African countries should resist the temptation of selling the integrity of their natural world heritage sites to mineral extraction for billions of dollars, Kwame Kumah, Director of the World Wildlife Foundation (WWF) Africa region, has warned.
In a report compiled by correspondent Tom Ansley, Kumah says, even though mining beneath heritage sites could bring massive economic gains, African countries might bear colossal ecological losses in the long-term.
While they have to fulfil the mandate of alleviating poverty through economic and human development, African countries, with an abundance of hydrocarbon and mineral resources beneath heritage sites, have to seriously consider other, more sustainable options, advises Kumah. “Once pristine places are damaged and changed, sometimes irreversibly. And that’s to say nothing of the environmental risks that extractives industries pose to sensitive ecosystems, such as oil spills, toxic tailings from mining, pollution and contamination of water.”

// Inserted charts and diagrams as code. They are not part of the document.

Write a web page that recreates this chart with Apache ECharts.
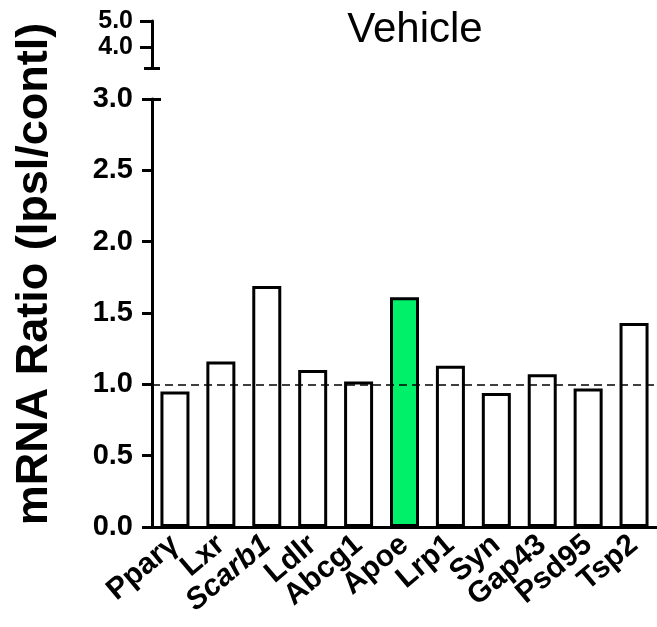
<!DOCTYPE html>
<html>
<head>
<meta charset="utf-8">
<script src="https://cdn.jsdelivr.net/npm/echarts@6/dist/echarts.min.js"></script>
<style>
  html, body { margin: 0; padding: 0; background: #fff; }
  #chart { width: 657px; height: 627px; }
</style>
</head>
<body>
<div id="chart"></div>
<script>
// Gene names along the x axis
const genes = ['Pparγ', 'Lxr', 'Scarb1', 'Ldlr', 'Abcg1', 'Apoe', 'Lrp1', 'Syn', 'Gap43', 'Psd95', 'Tsp2'];
// mRNA ratio, ipsilateral / contralateral
const ratios = [0.95, 1.16, 1.69, 1.10, 1.02, 1.61, 1.13, 0.94, 1.07, 0.97, 1.43];
// Gene drawn with a filled bar
const highlighted = 'Apoe';
// Gene names set in italics
const italicGenes = ['Scarb1'];
// Tick labels on the lower (0–3) and upper (broken) axis segments
const lowerTicks = [0, 0.5, 1.0, 1.5, 2.0, 2.5, 3.0];
const upperTicks = [4.0, 5.0];
const baseline = 1.0;

const FONT = "'Liberation Sans', Arial, Helvetica, sans-serif";
const chart = echarts.init(document.getElementById('chart'), null, { renderer: 'canvas' });

const axisLineStyle = { color: '#000', width: 3 };
const tickStyle = { color: '#000', width: 3 };

// Tick-only overlay axis, used for the caps either side of the axis break
function capAxis(gridIndex, min, max, value, inside, length) {
  return {
    type: 'value', gridIndex, min, max, position: 'left', offset: 0,
    axisLine: { show: false }, splitLine: { show: false }, axisLabel: { show: false },
    axisTick: { show: true, inside, length, lineStyle: tickStyle, customValues: [value] }
  };
}

const option = {
  animation: false,
  backgroundColor: '#fff',
  grid: [
    { left: 152, right: -3, top: 99, height: 428 },   // main plot, 0–3
    { left: 152, right: -3, top: 21, height: 47 }     // broken-axis segment, 3.2–5
  ],
  xAxis: [
    {
      type: 'category', gridIndex: 0, data: genes,
      axisLine: { lineStyle: axisLineStyle },
      axisTick: { show: false },
      axisLabel: {
        interval: 0, rotate: 40, margin: 14,
        fontFamily: FONT, fontSize: 30, fontWeight: 'bold', color: '#000',
        formatter: v => italicGenes.includes(v) ? '{i|' + v + '}' : v,
        rich: { i: { fontStyle: 'italic', fontWeight: 'bold', fontFamily: FONT, fontSize: 30, color: '#000' } }
      }
    },
    { type: 'category', gridIndex: 1, data: genes, show: false }
  ],
  yAxis: [
    {
      type: 'value', gridIndex: 0, min: 0, max: 3, interval: 0.5, position: 'left',
      axisLine: { show: true, lineStyle: axisLineStyle },
      axisTick: { show: true, length: 10, lineStyle: tickStyle },
      splitLine: { show: false },
      axisLabel: {
        margin: 19, fontFamily: FONT, fontSize: 29, fontWeight: 'bold', color: '#000',
        customValues: lowerTicks,
        formatter: v => v.toFixed(1)
      }
    },
    capAxis(0, 0, 3, 3, true, 9),
    {
      type: 'value', gridIndex: 1, min: 3.2, max: 5, position: 'left',
      axisLine: { show: true, lineStyle: axisLineStyle },
      splitLine: { show: false },
      axisTick: { show: true, length: 12, lineStyle: tickStyle, customValues: upperTicks },
      axisLabel: {
        margin: 19, fontFamily: FONT, fontSize: 25, fontWeight: 'bold', color: '#000',
        customValues: upperTicks,
        formatter: v => v.toFixed(1)
      }
    },
    capAxis(1, 3.2, 5, 3.2, true, 8),
    capAxis(1, 3.2, 5, 3.2, false, 8)
  ],
  series: [
    {
      type: 'bar', xAxisIndex: 0, yAxisIndex: 0,
      barWidth: 29,
      data: ratios.map((v, i) => ({
        value: v,
        itemStyle: { color: genes[i] === highlighted ? '#00f06a' : '#fff' }
      })),
      itemStyle: { borderColor: '#000', borderWidth: 3 },
      markLine: {
        silent: true, symbol: 'none', label: { show: false },
        lineStyle: { color: '#000', width: 1.5, type: [8, 5] },
        data: [{ yAxis: baseline }]
      }
    }
  ],
  graphic: [
    {
      type: 'text', x: 415, y: 30,
      style: { text: 'Vehicle', fontFamily: FONT, fontSize: 42, fill: '#000', textAlign: 'center', textVerticalAlign: 'middle' }
    },
    {
      type: 'text', x: 35, y: 274, rotation: Math.PI / 2,
      style: { text: 'mRNA Ratio (Ipsl/contl)', fontFamily: FONT, fontSize: 45, fontWeight: 'bold', fill: '#000', textAlign: 'center', textVerticalAlign: 'middle' }
    }
  ]
};

chart.setOption(option);
</script>
</body>
</html>
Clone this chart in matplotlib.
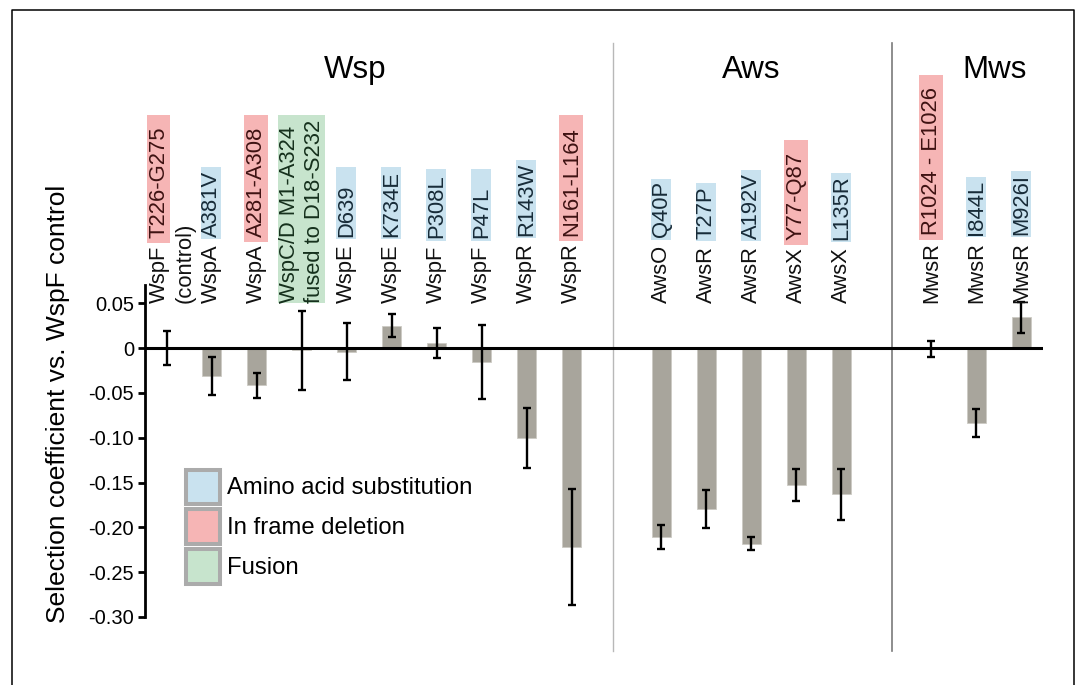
import matplotlib
matplotlib.use('Agg')
import matplotlib.pyplot as plt
import matplotlib.transforms as mtransforms
from matplotlib.patches import Patch, Rectangle
from matplotlib.lines import Line2D

plt.rcParams['font.family'] = ['Liberation Sans', 'DejaVu Sans']

# ---------------- data ----------------
group_names = ['Wsp', 'Aws', 'Mws']
genes = ['WspF', 'WspA', 'WspA', 'WspC/D', 'WspE', 'WspE', 'WspF', 'WspF', 'WspR', 'WspR',
         'AwsO', 'AwsR', 'AwsR', 'AwsX', 'AwsX',
         'MwsR', 'MwsR', 'MwsR']
mutations = ['T226-G275', 'A381V', 'A281-A308', 'M1-A324', 'D639', 'K734E', 'P308L', 'P47L',
             'R143W', 'N161-L164',
             'Q40P', 'T27P', 'A192V', 'Y77-Q87', 'L135R',
             'R1024 - E1026', 'I844L', 'M926I']
second_lines = {0: '(control)', 3: 'fused to D18-S232'}
mut_types = ['del', 'sub', 'del', 'fus', 'sub', 'sub', 'sub', 'sub', 'sub', 'del',
             'sub', 'sub', 'sub', 'del', 'sub',
             'del', 'sub', 'sub']
group_of = [0] * 10 + [1] * 5 + [2] * 3
values = [0.0005, -0.031, -0.0415, -0.0025, -0.004, 0.0252, 0.006, -0.0152, -0.1004, -0.2217,
          -0.2105, -0.1797, -0.218, -0.1529, -0.1631,
          -0.0012, -0.0832, 0.0343]
errors = [0.019, 0.021, 0.0138, 0.0445, 0.032, 0.0128, 0.017, 0.041, 0.0337, 0.0645,
          0.0135, 0.0214, 0.0075, 0.018, 0.0282,
          0.0092, 0.0155, 0.0173]
yticks = [0.05, 0, -0.05, -0.10, -0.15, -0.20, -0.25, -0.30]
yticklabels = ['0.05', '0', '-0.05', '-0.10', '-0.15', '-0.20', '-0.25', '-0.30']
legend_labels = ['Amino acid substitution', 'In frame deletion', 'Fusion']
ylabel = 'Selection coefficient vs. WspF control'

# ---------------- style ----------------
box_colors = {'sub': '#c9e2ef', 'del': '#f6b5b5', 'fus': '#c7e4cd'}
text_colors = {'sub': '#172b38', 'del': '#3e1212', 'fus': '#15301c'}
# highlight box geometry in pixels: (width, pad below text, pad above text)
box_geom = {'sub': (20.5, 2.5, 2.5), 'del': (23.5, 5.0, 12.0)}
min_box_len = [72, 58, 58]   # per group, pixels
bar_color = '#a8a59c'

W, H = 1080, 685
fig = plt.figure(figsize=(W / 100, H / 100), dpi=100)
ax_l, ax_r, ax_t, ax_b = 145, 1043, 285, 617
ax = fig.add_axes([ax_l / W, 1 - ax_b / H, (ax_r - ax_l) / W, (ax_b - ax_t) / H])
ax.patch.set_visible(False)

pos = [i + g for i, g in enumerate(group_of)]

ax.bar(pos, values, width=0.41, color=bar_color, edgecolor='#cdcbc4', linewidth=0.6, zorder=2)
ax.errorbar(pos, values, yerr=errors, fmt='none', ecolor='black', elinewidth=1.7,
            capsize=3.2, capthick=1.7, zorder=4)
ax.axhline(0, color='black', lw=2.2, zorder=3)

ax.set_xlim(-0.48, 19.48)
ax.set_ylim(-0.30, 0.0705)
for s in ['top', 'right', 'bottom']:
    ax.spines[s].set_visible(False)
ax.spines['left'].set_linewidth(2.0)
ax.set_xticks([])
ax.set_yticks(yticks)
ax.set_yticklabels(yticklabels)
ax.tick_params(axis='y', length=5, width=2, labelsize=14.5, pad=3)

fig.text(58 / W, 1 - 404 / H, ylabel, rotation=90, ha='center', va='center', fontsize=19)

trans = mtransforms.blended_transform_factory(ax.transData, fig.transFigure)

# group titles and dividers
title_x = [4.2, 13.0, 18.4]
for name, tx in zip(group_names, title_x):
    ax.text(tx, 1 - 78 / H, name, transform=trans, ha='center', va='baseline', fontsize=22.5)
ax.plot([9.93, 9.93], [1 - 43 / H, 1 - 651 / H], transform=trans, color='#b8b8b8', lw=1.0,
        clip_on=False)
ax.plot([16.13, 16.13], [1 - 43 / H, 1 - 651 / H], transform=trans, color='#7a7a7a', lw=1.2,
        clip_on=False)

# outer frame
fig.add_artist(Line2D([12 / W, 12 / W, 1074 / W, 1074 / W], [0, 1 - 9.5 / H, 1 - 9.5 / H, 0],
                      transform=fig.transFigure, color='black', lw=1.1))

# rotated category labels
fig.canvas.draw()
renderer = fig.canvas.get_renderer()
ybase = 1 - 302.5 / H
fs = 15.8
gap_px = 7
ident = mtransforms.IdentityTransform()


def shifted(dx):
    return mtransforms.offset_copy(trans, fig=fig, x=dx, y=0, units='dots')


def add_box(x0, y0, x1, y1, color):
    ax.add_patch(Rectangle((x0, y0), x1 - x0, y1 - y0, transform=ident, facecolor=color,
                           edgecolor='none', zorder=1, clip_on=False))


for i, x in enumerate(pos):
    t = mut_types[i]
    if t == 'fus':
        tr1, tr2 = shifted(-12.5), shifted(12.5)
        t1 = ax.text(x, ybase, genes[i] + ' ' + mutations[i], transform=tr1, rotation=90,
                     ha='center', va='bottom', fontsize=fs, color=text_colors[t], zorder=6)
        t2 = ax.text(x, ybase, second_lines[i], transform=tr2, rotation=90,
                     ha='center', va='bottom', fontsize=fs, color=text_colors[t], zorder=6)
        b1 = t1.get_window_extent(renderer)
        b2 = t2.get_window_extent(renderer)
        add_box(min(b1.x0, b2.x0) - 0.5, min(b1.y0, b2.y0), max(b1.x1, b2.x1) + 0.5,
                max(b1.y1, b2.y1) + 4, box_colors[t])
        continue
    if i in second_lines:
        tr1, tr2 = shifted(-7.5), shifted(18.5)
        ax.text(x, ybase, second_lines[i], transform=tr2, rotation=90,
                ha='center', va='bottom', fontsize=fs, color='#111111', zorder=6)
    else:
        tr1 = trans
    g = ax.text(x, ybase, genes[i], transform=tr1, rotation=90, ha='center', va='bottom',
                fontsize=fs, color='#111111', zorder=6)
    bb = g.get_window_extent(renderer)
    m = ax.text(x, (bb.y1 + gap_px) / H, mutations[i], transform=tr1, rotation=90,
                ha='center', va='bottom', fontsize=fs, color=text_colors[t], zorder=6)
    mb = m.get_window_extent(renderer)
    bw, pb, pt = box_geom[t]
    cx = 0.5 * (mb.x0 + mb.x1) - 0.5
    y0 = mb.y0 - pb
    y1 = mb.y1 + pt
    if t == 'sub':
        y1 = max(y1, y0 + min_box_len[group_of[i]])
    add_box(cx - bw / 2, y0, cx + bw / 2, y1, box_colors[t])

# legend
handles = [Patch(facecolor=box_colors[k], edgecolor='#ababab', linewidth=2.9)
           for k in ['sub', 'del', 'fus']]
ax.legend(handles, legend_labels, loc='upper left',
          bbox_to_anchor=(186 / W, 1 - 469.5 / H), bbox_transform=fig.transFigure,
          frameon=False, fontsize=17.2, handlelength=1.43, handleheight=1.82,
          labelspacing=0.245, handletextpad=0.3, borderpad=0, borderaxespad=0)

fig.savefig('out.png', dpi=100)
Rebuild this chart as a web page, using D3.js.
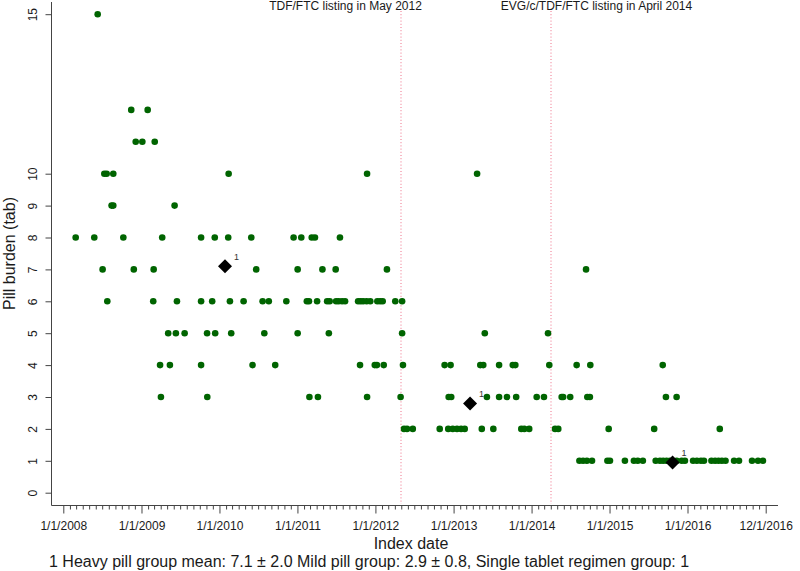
<!DOCTYPE html>
<html>
<head>
<meta charset="utf-8">
<script src="https://cdn.jsdelivr.net/npm/d3@7"></script>
<style>
  body { margin: 0; background: #fff; }
  svg { font-family: "Liberation Sans", Arial, sans-serif; }
</style>
</head>
<body>
<div id="chart"></div>
<script>
// pill burden (tablets) -> index dates of patients
const tab15 = ['2008-06-10']
const tab12 = ['2008-11-14', '2009-01-30']
const tab11 = ['2008-12-05', '2009-01-05', '2009-03-04']
const tab10 = ['2008-07-11', '2008-07-22', '2008-08-22', '2010-02-13', '2011-11-23', '2013-04-21']
const tab9 = ['2008-08-14', '2008-08-22', '2009-06-05']
const tab8 = ['2008-02-28', '2008-05-25', '2008-10-08', '2009-04-08', '2009-10-07', '2009-12-10',
  '2010-02-11', '2010-05-30', '2010-12-14', '2011-01-19', '2011-03-09', '2011-03-24', '2011-07-19']
const tab7 = ['2008-07-03', '2008-11-26', '2009-02-27', '2010-06-22', '2011-01-02', '2011-04-28',
  '2011-06-29', '2012-02-24', '2014-09-13']
const tab6 = ['2008-07-25', '2009-02-25', '2009-06-16', '2009-10-07', '2009-11-28', '2010-02-19',
  '2010-04-24', '2010-07-22', '2010-08-20', '2010-11-10', '2011-02-14', '2011-02-24', '2011-04-03',
  '2011-05-20', '2011-06-01', '2011-07-01', '2011-07-13', '2011-07-29', '2011-08-12', '2011-10-12',
  '2011-10-24', '2011-11-05', '2011-11-21', '2011-12-08', '2012-01-10', '2012-01-23', '2012-02-04',
  '2012-04-03', '2012-05-05']
const tab5 = ['2009-05-06', '2009-06-11', '2009-07-22', '2009-11-04', '2009-12-12', '2010-02-25',
  '2010-07-30', '2011-01-02', '2011-05-28', '2012-05-05', '2013-05-27', '2014-03-19']
const tab4 = ['2009-03-29', '2009-05-14', '2009-10-07', '2010-06-05', '2010-09-19', '2011-10-21',
  '2011-12-29', '2012-01-08', '2012-02-09', '2012-05-09', '2012-11-20', '2012-12-18', '2013-05-06',
  '2013-05-20', '2013-08-02', '2013-10-05', '2013-10-17', '2014-03-25', '2014-07-31', '2014-10-03',
  '2015-09-07']
const tab3 = ['2009-04-02', '2009-11-05', '2011-02-26', '2011-04-07', '2011-11-23', '2012-04-28',
  '2012-12-09', '2012-12-21', '2013-06-06', '2013-08-02', '2013-09-08', '2013-10-21', '2014-01-25',
  '2014-02-28', '2014-05-22', '2014-05-29', '2014-07-01', '2014-09-19', '2014-10-01', '2015-09-22',
  '2015-11-11']
const tab2 = ['2012-05-14', '2012-05-28', '2012-06-24', '2012-10-28', '2012-12-07', '2012-12-28',
  '2013-01-17', '2013-02-05', '2013-02-22', '2013-05-13', '2013-07-06', '2013-11-14', '2013-11-28',
  '2013-12-21', '2014-04-21', '2014-05-06', '2014-12-28', '2015-07-29', '2016-05-31']
const tab1 = ['2014-08-13', '2014-08-30', '2014-09-17', '2014-10-11', '2014-12-22', '2015-01-03',
  '2015-03-14', '2015-04-25', '2015-05-13', '2015-06-06', '2015-08-05', '2015-08-25', '2015-09-09',
  '2015-09-25', '2015-10-11', '2015-11-11', '2015-12-05', '2015-12-20', '2016-01-27', '2016-02-14',
  '2016-03-04', '2016-03-18', '2016-04-22', '2016-05-09', '2016-05-25', '2016-06-10', '2016-06-27',
  '2016-08-06', '2016-08-29', '2016-10-29', '2016-11-26', '2016-12-19']

// group means (diamonds)
const meanDates = ['2010-01-27', '2013-03-19', '2015-10-23']
const meanValues = [7.1, 2.8, 0.95]

// drug listing events
const eventDates = ['2012-05-01', '2014-04-01']
const eventLabels = ['TDF/FTC listing in May 2012', 'EVG/c/TDF/FTC listing in April 2014']

// axes
const xTickDates = ['2008-01-01', '2009-01-01', '2010-01-01', '2011-01-01', '2012-01-01',
  '2013-01-01', '2014-01-01', '2015-01-01', '2016-01-01', '2017-01-01']
const xTickLabels = ['1/1/2008', '1/1/2009', '1/1/2010', '1/1/2011', '1/1/2012',
  '1/1/2013', '1/1/2014', '1/1/2015', '1/1/2016', '12/1/2016']
const yTicks = [0, 1, 2, 3, 4, 5, 6, 7, 8, 9, 10, 15]

const footnote = '1 Heavy pill group mean: 7.1 \u00b1 2.0 Mild pill group: 2.9 \u00b1 0.8, Single tablet regimen group: 1'

const width = 800
const height = 571
const parse = d3.timeParse('%Y-%m-%d')

const rows = [[15, tab15], [12, tab12], [11, tab11], [10, tab10], [9, tab9], [8, tab8], [7, tab7],
  [6, tab6], [5, tab5], [4, tab4], [3, tab3], [2, tab2], [1, tab1]]
const points = []
rows.forEach(([v, dates]) => dates.forEach(d => points.push({ date: parse(d), value: v })))

const plotLeft = 51, plotRight = 778, plotTop = 2, plotBottom = 505

const x = d3.scaleTime()
  .domain([parse(xTickDates[0]), parse(xTickDates[xTickDates.length - 1])])
  .range([63.3, 765.7])
const y = d3.scaleLinear().domain([0, 15]).range([492.7, 14.2])

const svg = d3.select('#chart').append('svg')
  .attr('width', width)
  .attr('height', height)

// event lines
svg.append('g').selectAll('line')
  .data(eventDates)
  .join('line')
    .attr('x1', d => Math.round(x(parse(d))))
    .attr('x2', d => Math.round(x(parse(d))))
    .attr('y1', 11)
    .attr('y2', plotBottom - 1)
    .attr('stroke', '#ee7088')
    .attr('stroke-width', 1)
    .attr('stroke-dasharray', '1,2.2')

const labelX = [345.5, 596.5]
svg.append('g').selectAll('text')
  .data(eventLabels)
  .join('text')
    .attr('x', (d, i) => labelX[i])
    .attr('y', 9.5)
    .attr('text-anchor', 'middle')
    .attr('font-size', 12)
    .attr('fill', '#1a1a1a')
    .text(d => d)

// L-shaped frame
svg.append('path')
  .attr('d', `M${plotLeft + 0.5},${plotTop}V${plotBottom + 0.5}H${plotRight}`)
  .attr('fill', 'none')
  .attr('stroke', '#444')
  .attr('stroke-width', 1)

// x axis: yearly majors and monthly minors
const monthTicks = d3.timeMonth.range(parse(xTickDates[0]), parse(xTickDates[xTickDates.length - 1]))
  .filter(d => d.getMonth() !== 0)

const xMinor = svg.append('g')
  .attr('transform', `translate(0,${plotBottom + 0.5})`)
  .call(d3.axisBottom(x).tickValues(monthTicks).tickSize(4).tickFormat(''))
xMinor.select('.domain').remove()
xMinor.selectAll('line').attr('stroke', '#444')

const xMajor = svg.append('g')
  .attr('transform', `translate(0,${plotBottom + 0.5})`)
  .call(d3.axisBottom(x)
    .tickValues(xTickDates.map(parse))
    .tickSize(8)
    .tickPadding(8)
    .tickFormat((d, i) => xTickLabels[i]))
xMajor.select('.domain').remove()
xMajor.selectAll('line').attr('stroke', '#444')
xMajor.selectAll('text')
  .attr('font-size', 12)
  .attr('font-family', '"Liberation Sans", Arial, sans-serif')
  .attr('fill', '#1a1a1a')

// y axis
const yAxis = svg.append('g')
  .attr('transform', `translate(${plotLeft + 0.5},0)`)
  .call(d3.axisLeft(y).tickValues(yTicks).tickSize(6).tickFormat(d3.format('d')))
yAxis.select('.domain').remove()
yAxis.selectAll('line').attr('stroke', '#444')
yAxis.selectAll('text')
  .attr('font-size', 12)
  .attr('font-family', '"Liberation Sans", Arial, sans-serif')
  .attr('fill', '#1a1a1a')
  .attr('x', null)
  .attr('dy', null)
  .attr('text-anchor', 'middle')
  .attr('transform', 'translate(-14.5,0) rotate(-90)')

// points
svg.append('g').selectAll('circle')
  .data(points)
  .join('circle')
    .attr('cx', d => x(d.date))
    .attr('cy', d => y(d.value))
    .attr('r', 3.3)
    .attr('fill', '#006400')

// group means
const means = meanDates.map((d, i) => ({ date: parse(d), value: meanValues[i] }))
const mg = svg.append('g').selectAll('g')
  .data(means)
  .join('g')
    .attr('transform', d => `translate(${x(d.date)},${y(d.value)})`)
mg.append('path')
  .attr('d', 'M0,-7L7,0L0,7L-7,0Z')
  .attr('fill', '#000')
mg.append('text')
  .attr('x', 9)
  .attr('y', -6)
  .attr('font-size', 9)
  .attr('fill', '#333')
  .text('1')

// titles
svg.append('text')
  .attr('x', 411)
  .attr('y', 548.5)
  .attr('text-anchor', 'middle')
  .attr('font-size', 16)
  .attr('fill', '#1a1a1a')
  .text('Index date')

svg.append('text')
  .attr('transform', `translate(14.5,${(plotTop + plotBottom) / 2}) rotate(-90)`)
  .attr('text-anchor', 'middle')
  .attr('font-size', 16)
  .attr('fill', '#1a1a1a')
  .text('Pill burden (tab)')

svg.append('text')
  .attr('x', 49)
  .attr('y', 567)
  .attr('font-size', 16)
  .attr('fill', '#1a1a1a')
  .text(footnote)
</script>
</body>
</html>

For this reason, he urges African countries to find the right balance between long term benefits for their people and nature. “We must find what can be sustainable pursued with minimal disruption to nature. More work must be done to define which economic activities are compatible with protected areas.”
Kameh’s main concern is that African countries might not have the wherewithal (capacity and expertise) to limit or respond to environmental risks, pondering: “Do the benefits match the cost for the loss of natural heritage?”
The WWF considers the Democratic Republic of the Congo’s Virunga National Park, Botswana’s Okavango Delta, Zimbabwe’s Mana Pools and Tanzania’s Selous Game Reserve, Frederick Kwame Kumah, as some of thee continent’s priciest natural heritage sites.